SET PROBLEM
Copy exactly, and only, the lines below from the first through the one containing "const innerY = yTicks.slice(1, -1), innerX", both included; pictures are omitted.

DATA SECTION

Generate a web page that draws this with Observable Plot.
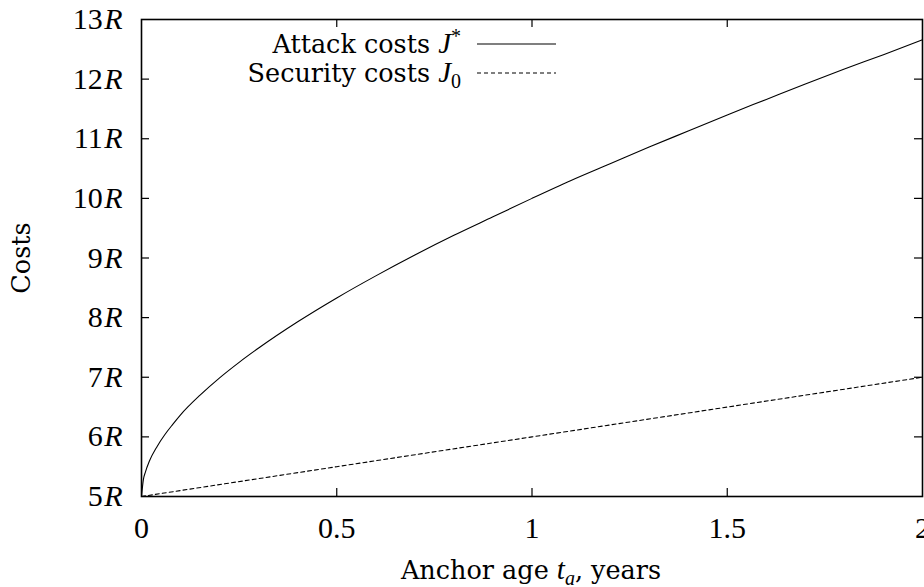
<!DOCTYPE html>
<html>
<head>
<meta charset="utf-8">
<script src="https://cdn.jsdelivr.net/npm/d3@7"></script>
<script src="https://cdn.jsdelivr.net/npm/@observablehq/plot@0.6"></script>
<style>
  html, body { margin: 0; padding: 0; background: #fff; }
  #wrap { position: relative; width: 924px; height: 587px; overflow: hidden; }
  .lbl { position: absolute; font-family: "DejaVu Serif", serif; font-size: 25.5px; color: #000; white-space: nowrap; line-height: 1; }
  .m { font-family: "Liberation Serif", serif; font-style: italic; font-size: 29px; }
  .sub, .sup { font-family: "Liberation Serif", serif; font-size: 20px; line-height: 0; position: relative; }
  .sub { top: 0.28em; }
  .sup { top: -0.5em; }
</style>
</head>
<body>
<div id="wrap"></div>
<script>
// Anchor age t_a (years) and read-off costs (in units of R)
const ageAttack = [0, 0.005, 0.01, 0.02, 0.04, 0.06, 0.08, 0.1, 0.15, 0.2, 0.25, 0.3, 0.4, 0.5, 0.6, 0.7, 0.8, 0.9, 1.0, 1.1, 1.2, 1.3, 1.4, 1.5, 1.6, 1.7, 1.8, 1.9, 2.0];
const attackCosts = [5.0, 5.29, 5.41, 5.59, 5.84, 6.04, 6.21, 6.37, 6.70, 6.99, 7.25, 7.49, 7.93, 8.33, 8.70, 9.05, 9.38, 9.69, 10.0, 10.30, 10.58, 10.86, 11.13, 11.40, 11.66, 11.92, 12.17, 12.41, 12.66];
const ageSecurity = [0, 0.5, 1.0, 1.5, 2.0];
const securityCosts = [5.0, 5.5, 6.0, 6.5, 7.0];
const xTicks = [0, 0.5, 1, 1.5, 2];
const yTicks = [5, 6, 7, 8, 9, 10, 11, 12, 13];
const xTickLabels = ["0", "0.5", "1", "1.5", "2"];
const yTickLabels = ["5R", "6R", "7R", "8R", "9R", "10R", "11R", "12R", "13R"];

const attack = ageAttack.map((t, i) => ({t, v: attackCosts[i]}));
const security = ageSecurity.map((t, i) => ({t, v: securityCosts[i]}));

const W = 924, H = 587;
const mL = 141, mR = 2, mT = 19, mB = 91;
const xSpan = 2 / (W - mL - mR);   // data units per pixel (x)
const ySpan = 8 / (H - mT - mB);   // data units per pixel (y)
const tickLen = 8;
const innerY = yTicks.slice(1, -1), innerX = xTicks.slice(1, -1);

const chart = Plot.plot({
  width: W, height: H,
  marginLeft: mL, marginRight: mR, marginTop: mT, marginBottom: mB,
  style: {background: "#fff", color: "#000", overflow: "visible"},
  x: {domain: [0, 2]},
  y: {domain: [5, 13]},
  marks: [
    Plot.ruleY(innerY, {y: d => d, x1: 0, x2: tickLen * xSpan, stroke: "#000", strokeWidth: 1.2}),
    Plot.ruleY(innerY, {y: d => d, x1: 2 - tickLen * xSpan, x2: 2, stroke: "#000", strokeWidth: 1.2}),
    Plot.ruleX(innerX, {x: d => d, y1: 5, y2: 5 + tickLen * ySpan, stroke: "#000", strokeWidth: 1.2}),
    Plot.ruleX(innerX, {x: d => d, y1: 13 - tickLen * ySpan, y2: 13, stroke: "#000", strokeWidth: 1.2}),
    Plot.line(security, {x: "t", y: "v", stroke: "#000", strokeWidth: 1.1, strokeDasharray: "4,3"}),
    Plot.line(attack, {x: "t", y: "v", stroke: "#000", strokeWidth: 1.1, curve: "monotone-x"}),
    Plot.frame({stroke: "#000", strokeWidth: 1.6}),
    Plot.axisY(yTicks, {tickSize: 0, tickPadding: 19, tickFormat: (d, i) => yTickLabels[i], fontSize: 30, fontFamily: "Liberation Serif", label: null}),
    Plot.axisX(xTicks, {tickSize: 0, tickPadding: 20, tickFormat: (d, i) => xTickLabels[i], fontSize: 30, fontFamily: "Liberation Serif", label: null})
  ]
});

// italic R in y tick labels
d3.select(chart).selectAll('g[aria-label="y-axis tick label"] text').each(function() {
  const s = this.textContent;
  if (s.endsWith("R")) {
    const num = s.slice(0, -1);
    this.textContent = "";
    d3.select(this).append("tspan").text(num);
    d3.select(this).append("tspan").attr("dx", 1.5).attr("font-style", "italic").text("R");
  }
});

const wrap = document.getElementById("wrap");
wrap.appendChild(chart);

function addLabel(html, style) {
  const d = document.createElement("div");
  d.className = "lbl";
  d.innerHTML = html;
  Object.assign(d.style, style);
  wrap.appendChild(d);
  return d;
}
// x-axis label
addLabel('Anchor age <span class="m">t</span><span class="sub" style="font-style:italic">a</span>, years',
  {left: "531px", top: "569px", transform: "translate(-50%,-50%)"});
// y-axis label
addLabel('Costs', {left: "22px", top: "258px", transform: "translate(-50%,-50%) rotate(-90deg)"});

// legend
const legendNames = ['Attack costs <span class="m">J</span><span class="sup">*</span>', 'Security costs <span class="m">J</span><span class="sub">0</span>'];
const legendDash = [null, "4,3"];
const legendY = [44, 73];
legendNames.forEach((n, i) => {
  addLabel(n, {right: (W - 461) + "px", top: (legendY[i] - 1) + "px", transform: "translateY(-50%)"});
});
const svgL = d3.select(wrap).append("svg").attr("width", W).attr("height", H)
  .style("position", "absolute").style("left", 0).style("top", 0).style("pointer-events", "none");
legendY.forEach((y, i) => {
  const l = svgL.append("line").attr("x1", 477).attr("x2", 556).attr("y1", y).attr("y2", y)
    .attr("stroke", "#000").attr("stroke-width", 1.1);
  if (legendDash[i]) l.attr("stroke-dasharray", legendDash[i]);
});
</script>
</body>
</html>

OUTPUT
Generate a web page that draws this with Observable Plot.
<!DOCTYPE html>
<html>
<head>
<meta charset="utf-8">
<script src="https://cdn.jsdelivr.net/npm/d3@7"></script>
<script src="https://cdn.jsdelivr.net/npm/@observablehq/plot@0.6"></script>
<style>
  html, body { margin: 0; padding: 0; background: #fff; }
  #wrap { position: relative; width: 924px; height: 587px; overflow: hidden; }
  .lbl { position: absolute; font-family: "DejaVu Serif", serif; font-size: 25.5px; color: #000; white-space: nowrap; line-height: 1; }
  .m { font-family: "Liberation Serif", serif; font-style: italic; font-size: 29px; }
  .sub, .sup { font-family: "Liberation Serif", serif; font-size: 20px; line-height: 0; position: relative; }
  .sub { top: 0.28em; }
  .sup { top: -0.5em; }
</style>
</head>
<body>
<div id="wrap"></div>
<script>
// Anchor age t_a (years) and read-off costs (in units of R)
const ageAttack = [0, 0.005, 0.01, 0.02, 0.04, 0.06, 0.08, 0.1, 0.15, 0.2, 0.25, 0.3, 0.4, 0.5, 0.6, 0.7, 0.8, 0.9, 1.0, 1.1, 1.2, 1.3, 1.4, 1.5, 1.6, 1.7, 1.8, 1.9, 2.0];
const attackCosts = [5.0, 5.29, 5.41, 5.59, 5.84, 6.04, 6.21, 6.37, 6.70, 6.99, 7.25, 7.49, 7.93, 8.33, 8.70, 9.05, 9.38, 9.69, 10.0, 10.30, 10.58, 10.86, 11.13, 11.40, 11.66, 11.92, 12.17, 12.41, 12.66];
const ageSecurity = [0, 0.5, 1.0, 1.5, 2.0];
const securityCosts = [5.0, 5.5, 6.0, 6.5, 7.0];
const xTicks = [0, 0.5, 1, 1.5, 2];
const yTicks = [5, 6, 7, 8, 9, 10, 11, 12, 13];
const xTickLabels = ["0", "0.5", "1", "1.5", "2"];
const yTickLabels = ["5R", "6R", "7R", "8R", "9R", "10R", "11R", "12R", "13R"];

const attack = ageAttack.map((t, i) => ({t, v: attackCosts[i]}));
const security = ageSecurity.map((t, i) => ({t, v: securityCosts[i]}));

const W = 924, H = 587;
const mL = 141, mR = 2, mT = 19, mB = 91;
const xSpan = 2 / (W - mL - mR);   // data units per pixel (x)
const ySpan = 8 / (H - mT - mB);   // data units per pixel (y)
const tickLen = 8;
const innerY = yTicks.slice(1, -1), innerX = xTicks.slice(1, -1);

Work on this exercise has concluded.